-- start of Exercise material --

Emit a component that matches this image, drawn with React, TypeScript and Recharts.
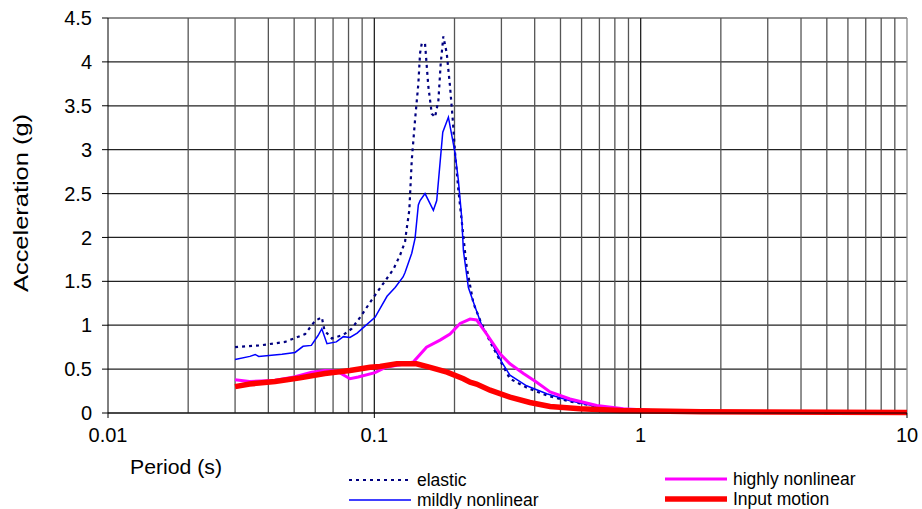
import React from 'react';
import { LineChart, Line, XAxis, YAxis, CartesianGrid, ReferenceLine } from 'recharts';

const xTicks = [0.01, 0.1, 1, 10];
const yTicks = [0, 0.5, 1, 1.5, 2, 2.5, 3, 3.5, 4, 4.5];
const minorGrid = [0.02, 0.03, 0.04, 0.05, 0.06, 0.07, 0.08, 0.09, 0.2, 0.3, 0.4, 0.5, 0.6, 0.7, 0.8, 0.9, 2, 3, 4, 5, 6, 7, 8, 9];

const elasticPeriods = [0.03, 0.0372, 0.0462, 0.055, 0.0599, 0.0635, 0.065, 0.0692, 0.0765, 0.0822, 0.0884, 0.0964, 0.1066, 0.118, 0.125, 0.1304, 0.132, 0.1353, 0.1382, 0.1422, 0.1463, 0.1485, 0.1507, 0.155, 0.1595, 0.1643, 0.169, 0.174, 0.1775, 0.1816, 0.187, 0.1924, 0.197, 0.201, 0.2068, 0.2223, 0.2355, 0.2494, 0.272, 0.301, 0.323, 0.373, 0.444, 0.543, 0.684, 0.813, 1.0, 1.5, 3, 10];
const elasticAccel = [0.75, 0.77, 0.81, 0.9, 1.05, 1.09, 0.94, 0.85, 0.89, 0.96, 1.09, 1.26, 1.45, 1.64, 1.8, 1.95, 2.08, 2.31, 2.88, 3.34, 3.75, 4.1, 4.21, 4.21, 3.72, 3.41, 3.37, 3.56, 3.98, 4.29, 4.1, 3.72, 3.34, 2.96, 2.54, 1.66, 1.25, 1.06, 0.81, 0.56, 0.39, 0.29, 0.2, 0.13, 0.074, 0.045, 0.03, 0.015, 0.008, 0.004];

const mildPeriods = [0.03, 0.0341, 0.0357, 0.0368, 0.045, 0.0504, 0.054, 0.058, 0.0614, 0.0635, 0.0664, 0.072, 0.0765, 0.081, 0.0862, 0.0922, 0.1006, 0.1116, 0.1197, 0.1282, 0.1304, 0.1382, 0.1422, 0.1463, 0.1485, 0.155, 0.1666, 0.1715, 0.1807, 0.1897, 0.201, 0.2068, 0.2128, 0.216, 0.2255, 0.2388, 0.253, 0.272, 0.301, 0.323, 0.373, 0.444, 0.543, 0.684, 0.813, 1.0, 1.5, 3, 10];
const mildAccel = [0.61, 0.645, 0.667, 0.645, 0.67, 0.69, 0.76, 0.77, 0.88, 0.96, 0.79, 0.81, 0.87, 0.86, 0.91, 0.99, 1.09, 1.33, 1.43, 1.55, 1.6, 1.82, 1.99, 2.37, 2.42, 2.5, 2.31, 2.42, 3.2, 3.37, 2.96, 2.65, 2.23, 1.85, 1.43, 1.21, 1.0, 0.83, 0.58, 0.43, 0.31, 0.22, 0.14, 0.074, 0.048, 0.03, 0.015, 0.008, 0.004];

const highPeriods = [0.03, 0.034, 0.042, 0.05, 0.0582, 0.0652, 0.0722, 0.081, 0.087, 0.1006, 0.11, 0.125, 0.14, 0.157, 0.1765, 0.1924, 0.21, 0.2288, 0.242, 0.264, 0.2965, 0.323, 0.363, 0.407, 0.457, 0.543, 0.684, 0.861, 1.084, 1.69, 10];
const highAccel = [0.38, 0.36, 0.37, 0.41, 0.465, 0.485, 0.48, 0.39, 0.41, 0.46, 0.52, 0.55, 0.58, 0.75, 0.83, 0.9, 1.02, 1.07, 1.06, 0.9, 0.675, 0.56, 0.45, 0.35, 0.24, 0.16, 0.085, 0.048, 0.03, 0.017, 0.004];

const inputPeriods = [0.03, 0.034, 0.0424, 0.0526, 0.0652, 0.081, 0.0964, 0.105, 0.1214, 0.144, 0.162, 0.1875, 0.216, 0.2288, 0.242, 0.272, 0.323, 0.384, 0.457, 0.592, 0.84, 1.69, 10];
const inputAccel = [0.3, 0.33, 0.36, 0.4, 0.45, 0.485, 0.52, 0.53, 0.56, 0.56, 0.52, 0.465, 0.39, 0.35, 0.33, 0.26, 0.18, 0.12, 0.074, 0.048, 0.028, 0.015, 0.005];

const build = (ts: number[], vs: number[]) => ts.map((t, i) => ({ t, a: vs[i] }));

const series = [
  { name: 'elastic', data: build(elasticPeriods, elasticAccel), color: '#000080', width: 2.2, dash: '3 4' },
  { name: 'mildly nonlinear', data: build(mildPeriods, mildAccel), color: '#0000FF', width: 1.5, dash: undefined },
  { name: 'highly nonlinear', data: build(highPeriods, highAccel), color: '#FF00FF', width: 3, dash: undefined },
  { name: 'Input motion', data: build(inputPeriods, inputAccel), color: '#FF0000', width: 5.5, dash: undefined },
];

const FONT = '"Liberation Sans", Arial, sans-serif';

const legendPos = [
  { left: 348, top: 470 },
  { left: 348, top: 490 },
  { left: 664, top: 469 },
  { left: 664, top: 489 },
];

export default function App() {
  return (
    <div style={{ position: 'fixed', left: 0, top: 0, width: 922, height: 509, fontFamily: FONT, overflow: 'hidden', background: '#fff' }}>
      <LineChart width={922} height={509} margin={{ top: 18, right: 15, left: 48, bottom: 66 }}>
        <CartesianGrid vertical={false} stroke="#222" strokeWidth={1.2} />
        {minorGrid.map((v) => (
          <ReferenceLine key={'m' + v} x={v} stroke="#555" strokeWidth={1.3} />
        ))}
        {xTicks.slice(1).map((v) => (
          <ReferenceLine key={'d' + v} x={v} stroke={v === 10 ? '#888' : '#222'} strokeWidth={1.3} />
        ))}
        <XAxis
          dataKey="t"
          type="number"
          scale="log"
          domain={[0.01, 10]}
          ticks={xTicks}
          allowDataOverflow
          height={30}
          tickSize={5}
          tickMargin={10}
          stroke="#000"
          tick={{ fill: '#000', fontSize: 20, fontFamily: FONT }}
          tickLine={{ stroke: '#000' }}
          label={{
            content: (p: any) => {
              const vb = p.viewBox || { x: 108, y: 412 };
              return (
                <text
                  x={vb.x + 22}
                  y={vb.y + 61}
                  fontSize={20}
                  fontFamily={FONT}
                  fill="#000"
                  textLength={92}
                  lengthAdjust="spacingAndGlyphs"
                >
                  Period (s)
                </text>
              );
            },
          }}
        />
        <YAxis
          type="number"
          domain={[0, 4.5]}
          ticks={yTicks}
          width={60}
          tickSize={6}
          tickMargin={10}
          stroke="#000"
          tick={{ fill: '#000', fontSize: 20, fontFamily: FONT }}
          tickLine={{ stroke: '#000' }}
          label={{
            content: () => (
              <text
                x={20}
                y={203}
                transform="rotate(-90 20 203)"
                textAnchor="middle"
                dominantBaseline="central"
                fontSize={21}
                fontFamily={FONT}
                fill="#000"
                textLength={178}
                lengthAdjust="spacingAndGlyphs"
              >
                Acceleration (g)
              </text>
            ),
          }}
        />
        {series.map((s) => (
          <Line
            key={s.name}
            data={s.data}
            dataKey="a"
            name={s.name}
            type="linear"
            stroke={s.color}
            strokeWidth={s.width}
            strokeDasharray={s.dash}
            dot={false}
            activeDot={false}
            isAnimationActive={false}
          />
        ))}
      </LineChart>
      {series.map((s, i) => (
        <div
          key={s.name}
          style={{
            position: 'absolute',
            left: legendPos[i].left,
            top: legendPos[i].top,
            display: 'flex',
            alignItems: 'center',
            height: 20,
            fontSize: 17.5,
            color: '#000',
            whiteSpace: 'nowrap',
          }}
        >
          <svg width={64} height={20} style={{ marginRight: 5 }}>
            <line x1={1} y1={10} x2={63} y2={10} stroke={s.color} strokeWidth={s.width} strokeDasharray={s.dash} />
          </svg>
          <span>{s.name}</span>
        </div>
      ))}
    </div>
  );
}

-- end of Exercise material --
-- start of Exercise material --

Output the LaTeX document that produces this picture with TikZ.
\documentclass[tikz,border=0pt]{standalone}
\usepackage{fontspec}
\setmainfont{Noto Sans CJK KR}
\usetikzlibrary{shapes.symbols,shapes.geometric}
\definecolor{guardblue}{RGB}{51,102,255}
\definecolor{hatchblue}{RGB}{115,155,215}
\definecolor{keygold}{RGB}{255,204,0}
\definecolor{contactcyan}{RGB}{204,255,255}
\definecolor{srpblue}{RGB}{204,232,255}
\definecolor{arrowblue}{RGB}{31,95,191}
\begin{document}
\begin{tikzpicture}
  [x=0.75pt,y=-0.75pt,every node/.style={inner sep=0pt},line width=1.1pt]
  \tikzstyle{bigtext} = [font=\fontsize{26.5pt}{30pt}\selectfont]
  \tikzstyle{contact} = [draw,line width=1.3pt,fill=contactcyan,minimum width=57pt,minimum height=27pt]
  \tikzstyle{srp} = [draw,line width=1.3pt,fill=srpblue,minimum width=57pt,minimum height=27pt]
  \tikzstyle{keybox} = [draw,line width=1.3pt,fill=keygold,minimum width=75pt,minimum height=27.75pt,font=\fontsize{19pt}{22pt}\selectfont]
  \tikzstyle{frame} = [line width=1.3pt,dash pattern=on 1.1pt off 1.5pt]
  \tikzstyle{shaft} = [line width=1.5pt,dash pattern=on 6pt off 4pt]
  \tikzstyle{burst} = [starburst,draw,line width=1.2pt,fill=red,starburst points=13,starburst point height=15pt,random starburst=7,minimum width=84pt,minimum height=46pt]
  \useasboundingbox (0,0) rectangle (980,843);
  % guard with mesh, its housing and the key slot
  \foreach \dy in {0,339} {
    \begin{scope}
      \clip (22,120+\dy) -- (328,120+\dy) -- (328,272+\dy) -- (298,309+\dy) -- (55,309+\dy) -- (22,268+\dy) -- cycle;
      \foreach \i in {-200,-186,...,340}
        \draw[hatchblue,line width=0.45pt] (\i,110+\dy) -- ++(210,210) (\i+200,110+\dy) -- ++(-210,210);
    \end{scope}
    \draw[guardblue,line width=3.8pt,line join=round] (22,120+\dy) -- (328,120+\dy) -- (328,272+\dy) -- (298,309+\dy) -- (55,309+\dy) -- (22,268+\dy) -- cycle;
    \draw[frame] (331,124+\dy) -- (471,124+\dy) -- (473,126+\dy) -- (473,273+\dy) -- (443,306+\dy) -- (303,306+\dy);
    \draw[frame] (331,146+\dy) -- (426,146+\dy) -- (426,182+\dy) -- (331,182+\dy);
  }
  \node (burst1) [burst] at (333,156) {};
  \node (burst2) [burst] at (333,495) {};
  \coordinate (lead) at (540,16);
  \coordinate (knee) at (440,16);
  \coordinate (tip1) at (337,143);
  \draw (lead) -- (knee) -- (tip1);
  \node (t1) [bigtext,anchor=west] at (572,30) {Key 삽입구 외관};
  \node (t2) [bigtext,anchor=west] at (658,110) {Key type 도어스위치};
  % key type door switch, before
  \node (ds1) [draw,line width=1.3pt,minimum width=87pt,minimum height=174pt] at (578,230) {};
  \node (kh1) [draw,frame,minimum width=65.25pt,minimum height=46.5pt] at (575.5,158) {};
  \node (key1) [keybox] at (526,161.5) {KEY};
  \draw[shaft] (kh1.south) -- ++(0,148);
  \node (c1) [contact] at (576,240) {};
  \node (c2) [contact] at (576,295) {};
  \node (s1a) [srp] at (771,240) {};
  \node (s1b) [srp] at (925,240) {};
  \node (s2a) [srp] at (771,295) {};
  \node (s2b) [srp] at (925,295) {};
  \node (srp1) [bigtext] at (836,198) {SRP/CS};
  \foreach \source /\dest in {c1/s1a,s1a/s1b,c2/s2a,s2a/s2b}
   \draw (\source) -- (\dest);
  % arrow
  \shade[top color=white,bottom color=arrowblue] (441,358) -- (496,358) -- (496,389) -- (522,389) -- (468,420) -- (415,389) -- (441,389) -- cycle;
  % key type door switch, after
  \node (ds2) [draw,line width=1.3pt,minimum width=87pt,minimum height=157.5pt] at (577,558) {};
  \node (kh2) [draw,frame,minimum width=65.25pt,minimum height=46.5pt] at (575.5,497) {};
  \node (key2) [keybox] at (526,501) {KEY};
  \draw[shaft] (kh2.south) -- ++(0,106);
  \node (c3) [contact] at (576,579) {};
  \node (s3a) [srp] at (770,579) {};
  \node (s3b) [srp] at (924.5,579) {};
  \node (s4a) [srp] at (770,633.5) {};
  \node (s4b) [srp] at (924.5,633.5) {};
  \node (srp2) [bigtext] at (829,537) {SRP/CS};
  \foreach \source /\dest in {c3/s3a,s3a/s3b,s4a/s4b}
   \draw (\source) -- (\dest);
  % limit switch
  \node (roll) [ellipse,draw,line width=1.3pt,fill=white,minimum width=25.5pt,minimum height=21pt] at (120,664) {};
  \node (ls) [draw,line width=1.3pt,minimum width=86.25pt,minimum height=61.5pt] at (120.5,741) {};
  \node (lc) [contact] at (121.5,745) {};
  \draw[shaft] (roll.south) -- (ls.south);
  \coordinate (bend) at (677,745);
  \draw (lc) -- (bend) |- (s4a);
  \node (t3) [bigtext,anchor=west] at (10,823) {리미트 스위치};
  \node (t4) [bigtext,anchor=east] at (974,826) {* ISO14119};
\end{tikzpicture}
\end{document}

-- end of Exercise material --

Task objective
Only the lines between the line with "Emit a component" and the line with "5, 6, 7, 8, 9];", inclusive, should be reproduced, exactly as written and without pictures.

Complete answer
Emit a component that matches this image, drawn with React, TypeScript and Recharts.
import React from 'react';
import { LineChart, Line, XAxis, YAxis, CartesianGrid, ReferenceLine } from 'recharts';

const xTicks = [0.01, 0.1, 1, 10];
const yTicks = [0, 0.5, 1, 1.5, 2, 2.5, 3, 3.5, 4, 4.5];
const minorGrid = [0.02, 0.03, 0.04, 0.05, 0.06, 0.07, 0.08, 0.09, 0.2, 0.3, 0.4, 0.5, 0.6, 0.7, 0.8, 0.9, 2, 3, 4, 5, 6, 7, 8, 9];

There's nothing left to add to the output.